Re: [PATCH] x86/entry/64: Disallow RDPID in paranoid entry if KVM is enabled

From: hpa
Date: Fri Aug 21 2020 - 16:01:09 EST


On August 21, 2020 2:28:32 AM PDT, Thomas Gleixner <tglx@xxxxxxxxxxxxx> wrote:
>On Fri, Aug 21 2020 at 10:09, Paolo Bonzini wrote:
>> On 21/08/20 09:47, Borislav Petkov wrote:
>>> On Thu, Aug 20, 2020 at 07:50:50PM -0700, Sean Christopherson wrote:
>>>> + * Disallow RDPID if KVM is enabled as it may consume a guest's
>TSC_AUX
>>>> + * if an NMI arrives in KVM's run loop. KVM loads guest's
>TSC_AUX on
>>>> + * VM-Enter and may not restore the host's value until the CPU
>returns
>>>> + * to userspace, i.e.
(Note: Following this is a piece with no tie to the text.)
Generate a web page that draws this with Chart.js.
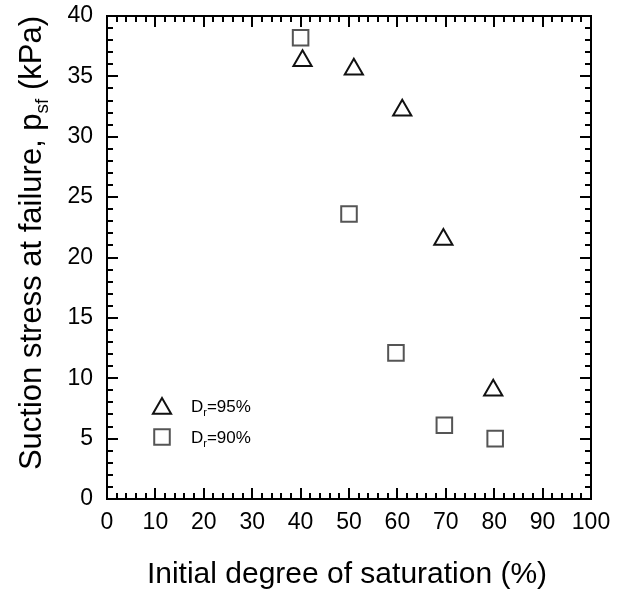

KVM depends on the kernel not using
>TSC_AUX.
>>>> */
>>> And frankly, this is really unfair. The kernel should be able to use
>any
>>> MSR. IOW, KVM needs to be fixed here. I'm sure it context-switches
>other
>>> MSRs so one more MSR is not a big deal.
>>
>> The only MSR that KVM needs to context-switch manually are XSS and
>> SPEC_CTRL. They tend to be the same on host and guest in which case
>> they can be optimized away.
>>
>> All the other MSRs (EFER and PAT are those that come to mind) are
>> handled by the microcode and thus they don't have the slowness of
>> RDMSR/WRMSR
>>
>> One more MSR *is* a big deal: KVM's vmentry+vmexit cost is around
>1000
>> cycles, adding 100 clock cycles for 2 WRMSRs is a 10% increase.
>
>We all know that MSRs are slow, but as a general rule I have to make it
>entirely clear that the kernel has precedence over KVM.
>
>If the kernel wants to use an MSR for it's own purposes then KVM has to
>deal with that and not the other way round. Preventing the kernel from
>using a facility freely is not an option ever.
>
>The insanities of KVM performance optimizations have bitten us more
>than
>once.
>
>For this particular case at hand I don't care much and we should just
>rip the whole RDPID thing out unconditionally. We still have zero
>numbers about the performance difference vs. LSL.
>
>Thanks,
>
> tglx

It is hardly going to be a performance difference for paranoid entry, which is hopefully rare enough that it falls into the noise.